Ethical marketing involves practices that follow ethical standards and focus on how businesses can fulfill their social responsibilities and handle different ethical issues. It is basically about combining social and commercial objectives in a way that benefits both the business and society.
Organizations that follow ethical marketing intentionally apply moral standards to their marketing strategies and try to align their business aims with the aspirations of their clients and society.
Why is ethical marketing important?
Today, the awareness of different ethical issues is rising and people are becoming more and more conscious of whether a company respects its social and moral engagements or not.
These results from a 2014 Nielsen Study confirm what we’ve just said:
- 55% of respondents reported being willing to pay more for products/services from companies committed to “positive social and environmental impact”.
- 52% of respondents reported purchasing at least one product/service in the past 6 months from a socially responsible company.
- 2/3 of all consumers choose sustainable products over conventional products.
- 52% of respondents say their purchase decision was at least partially affected by social and environmental impact labels/notifications on the packaging.
If there is anything that we can take away from this study it is that the days when consumers made a purchase decision based strictly on product quality and price are long gone, today’s consumers’ needs go way beyond and look for things like environmental sustainability and social engagement.
- Customer loyalty: brands whose marketing strategy follows an ethical approach have more chances to win customers’ trust and confidence and therefore have them become loyal to the brand because these brands are more likely to leave a positive impression.
- Brand credibility: when a brand works o fulfilling its engagements towards the society and adopts moral and ethical values in its deals it’s increasing its credibility in the market and customers’ minds, and builds a good reputation to end up gaining the respect of investors, peers, stakeholders, and even competitors.
- Long-term profits: gaining customer loyalty and brand credibility leads to acquiring a significant market share, increased brand value, better sales, and better revenue. All of this means ensuring a considerable increase in the long-term profits.
- competitive advantage: the ethical behavior of an organization can also result in developing a competitive advantage over time, especially when this organization is a pioneer in adopting this approach in its industry/market.
Some principales of ethical marketing:
- Transparency: Shel Holtz defines transparency as “the degree to which a company shares its leaders, employees, values, culture, strategy, business processes, and the results of those processes with its publics. It’s the opposite of opacity, in which companies operate behind closed doors and shuttered windows.” The more people know about you the more they are willing to trust you! We all have that “need-to-know” culture, and we all appreciate things like honesty, transparency, clarity, and good communication.
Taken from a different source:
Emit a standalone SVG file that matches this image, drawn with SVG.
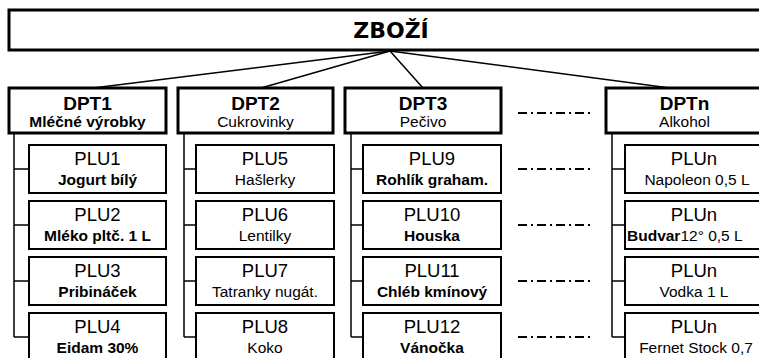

So if the company I choose to support and buy from makes an effort in communicating clear and transparent information about their products/services, who they’re, and how they do business, that would make me trust them and be willing to engage in more transactions with them. Transparency also involves not exaggerating about the benefits of your products/services or making false claims. Promising your customer a level of quality that cannot be delivered will get you in trouble.
- Protect consumer data and privacy: people nowadays are becoming increasingly concerned about entrusting their personal data with companies, so these are called to be more committed to preserving their customers’ data. Otherwise, they will lose their clients’ trust, and peoples’ interest to do business with them will decrease.
- Environmental sustainability: the human industry is a big part of the environmental problems our planet is facing. Climate change, loss of natural resources, air and water pollution, and extinction of species, are some negative environmental impacts the industrial processes can result in. In the light of this worrying situation, sustainable practices are becoming imperatives for businesses.
- Human rights: Companies are increasingly held accountable for human rights performance in their daily operations, supply chains, and business relationships. In 2011 the UN’s Guiding Principles for Business and Human Rights, known as the Ruggie Principles, were endorsed, a global initiative identifying the obligations of countries and companies towards human rights. The Ruggie Principales propose that companies take measures such as: make a public commitment to respect human rights, identify, prevent, mitigate, and account for, damage or damage caused to human rights, and dispose of procedures for remedying the negative consequences on human rights they cause or contribute to causing.
- Avoid stereotyping: one thing you really want to stay away from, in your “ethical marketing strategy”, is stereotyping. Some portrayals are harmful to people (e.g. portraying women as sex objects or associating certain qualities, activities, happiness, and success with physical data or showing how gender limits a person’s capabilities.).
No one can deny that every business’s main goal is to make more and more profits, but even when striving for such a material goal we can still rely on ethics, simply because ethics are certainly one of the most important requirements of humanity, and after all, we shouldn’t forget that behind those shiny brands there are humans! and every business transaction is just human dealing with human!